Anyways, my two cents. Up to the devs.

You don’t want to encourage random guessing! If a random guess has an expected value of a positive score, then you are encouraging it.

Edit: maybe you didn’t notice “down to a minimum of zero?”

Standard game design, people have got to be feeling they are making progress. If you make the risk the same or higher than the reward, people won’t take risks to make the judgement calls.

Yes you are right, I don’t want to encourage random guessing, but the greater benefit is more lab participation. A balance has to be struck between validity of decisions made versus lab participation.

I did notice down to minimum of zero, to me, that would guarantee also encourage random guessing, cos they would have nothing to lose.

Its up to the devs. I’m happy enough with how its planned at the moment.

Well, I have only minimal experience with this kind of pairwise rating system. It has faults, but also virtues. The faults are not easily fixed. When you are presented with two bad cases, you have small incentive to proceed, and I suggest the system has small reason to reward you, yet maybe those two faults offset each other? And maybe there needs to be a max number of votes per round. But then, you’d like to be able to rank your comparison both by certainty, and by the quality of the better entry, and submit just your N best. Again, these two shortcomings offset - just vote a lot, and let chance be your friend. But, what about when you learn better and would redo your vote if you could? Aha, well, them’s the breaks, I guess. but then one has to wonder how much rationality is even involved.

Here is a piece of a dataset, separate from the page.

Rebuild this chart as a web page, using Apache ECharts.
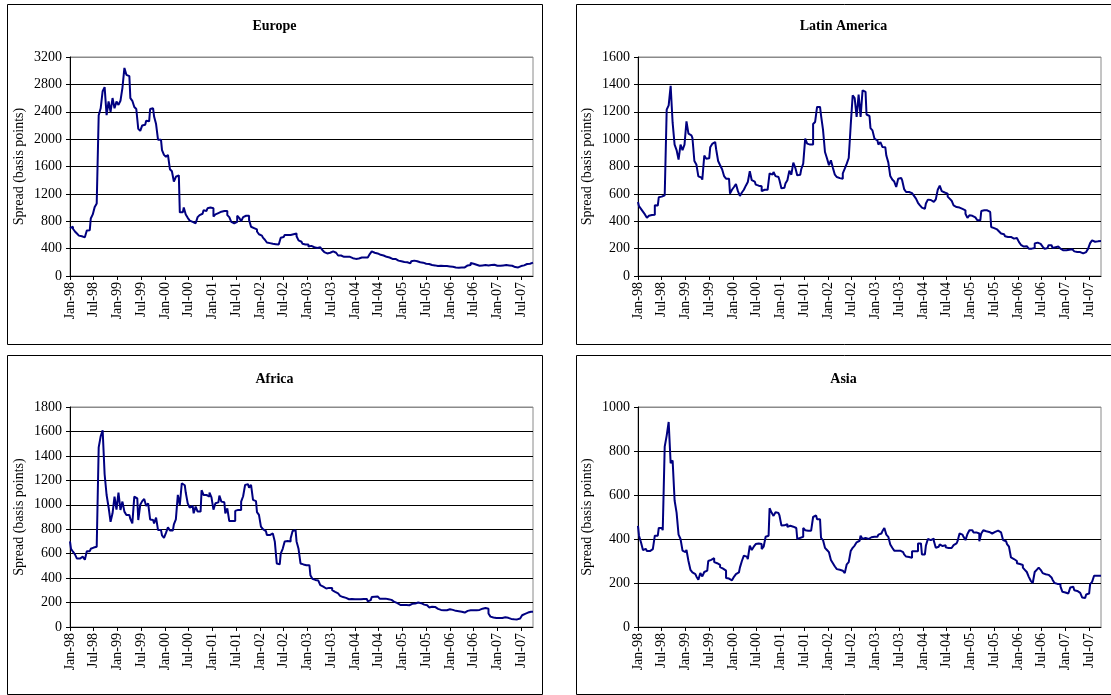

I’m generally skeptical of crowd-sourcing anything. It’s a good way to get some random motion, and even a little progress out of that random motion, but it is not an optimizing process.

I’m not even aware of where one goes to see the lab results, I mean yes the leading model, but not an analysis of why it won. Is there even such a thing? And if not, then I wonder what the point is?

I’ve been lobbying for a place to officially discuss specific designs for a long time, and if I remember correctly, there is talk of them implementing that feature soon.

Other than that the only place I know of where people discussed what they learn or know are in the chat window and in the discussion thread for one specific round. But that was an awkward discussion because GetSatisfaction is a crappy platform for an open-ended discussion, so I personally haven’t tried to replicate it.

Hi JRStern,

I can sympathize with your doubts and misgivings - I have them too - this is new and strange to all of us. However, I would respectfully counsel assuming (if you can find it within) an attitude of patience and open-mindedness behind the inevitable and fully understandable skepticism and doubt.

After all, the only way to really see how this all will work out, for either good or ill, is to at least give it a chance, so we might as well put our best foot forward into it.

Once it’s in place, the strengths and/or weaknesses will manifest themselves very quickly, I’m sure, and I’m equally certain that whatever does not work for the Players, will quickly be changed or removed by the Devs. After all, their ultimate success depends on us as Players being engaged and happy with the system they create.